Why China, not the US, must take the lead over the North Korea crisis

RASHMEE ROSHAN LALL July 13, 2017

North Korea’s leader Kim Jong Un, centre, applauds after the launch of an ICBM in the northwest of the country. AP


Amateur neocons are demanding that Donald Trump stare Kim Jong-un down in the hope that the North Korean leader blinks first in the high stakes nuclear game. But what if Mr Kim doesn’t? What if he refuses verifiable denuclearisation? Would the US really launch a strike on North Korea? Who assumes responsibility for a conflict that would, in US defense secretary Jim Mattis’s stark warning, be “catastrophic”?

Last month, Mr Mattis, a distinguished retired army general, told American congressmen that if it came to war with North Korea, the US and its allies would eventually prevail, but at a terrible cost. “It will be a war more serious in terms of human suffering than anything we’ve seen since 1953.”

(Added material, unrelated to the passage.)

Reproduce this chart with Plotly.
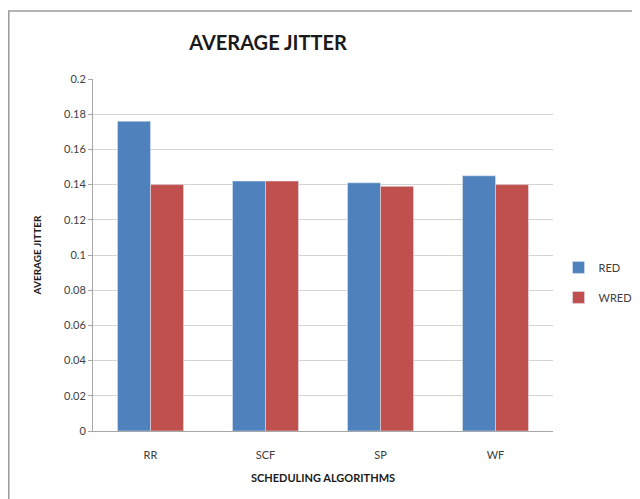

No sane person can contemplate such a horrific possibility without hoping for an alternative. Like a porcupine, the North Korean regime is shaking its quills and bristling to ward off external threats. Like an elephant, Mr Trump’s America is lumbering into the stand-off, insisting on respect and compliance commensurate with its strength and size. This is an unequal fight,​ but the weaker party has the advantage.

No one but the neocons believes that Mr Trump should dare Mr Kim to do his worst. In the most casual and cynical argument for war possible, the historian Niall Ferguson recently advanced the following bromides: “Is military action risky? That’s a stupid question. Military action is always risky, and Mattis is right to warn that a new Korean War would be highly destructive. The right question is whether or not the risk of inaction would be greater.”

The greatest of inaction would be that North Korea will get to the point it can fit nuclear warheads on its missiles. That is hardly surprising. According to Jeffrey Lewis, director of the East Asia Nonproliferation Program at the Middlebury Institute of International Studies, “the North Koreans are fairly good at this, and why shouldn’t they be? Nuclear-armed missiles are a 1950s-era technology.”

Anyway, nuclear-armed missiles will make the regime invulnerable, except possibly to the forces of inevitable change over time. These would include people power, market forces, and/or active Chinese displeasure.

While it is hardly desirable that a ruthless, paranoid, undemocratic and unaccountable leader acquire nuclear capability, a solution does not lie with the US. In fact, the best way forward is for the US to get out of the way and allow China to manage the situation. Funnily, this is exactly the strategy that Mr Trump had suggested years before he ran for office. As a private citizen, he argued that the North Korean affair was for China to handle.

As US president, he should heed his own advice. In his new book A World in Disarray, Richard Haass, president of the New York-based Council on Foreign Relations, makes the exact same case. It is time, he says, for the West to acknowledge the South China Sea is China’s theatre. North Korea is China’s responsibility and it can manage it however it wants. It can keep it in a state of frozen bellicosity as a hedge against US-ally South Korea. Or groom a more pliable replacement for Mr Kim and delicately achieve change of a sort in Pyongyang. Or it can allow the Korean peninsula to re-unify, though that is not an option Beijing seems prepared to countenance now or in the foreseeable future.

By giving China agency, chances are that war will be averted because Mr Kim is unlikely to embark on a suicide mission without reason. As lead manager of the situation, China is unlikely to provoke its belligerent ally. If the risk of inaction is an imperfect peace, that is an unbeatable deal.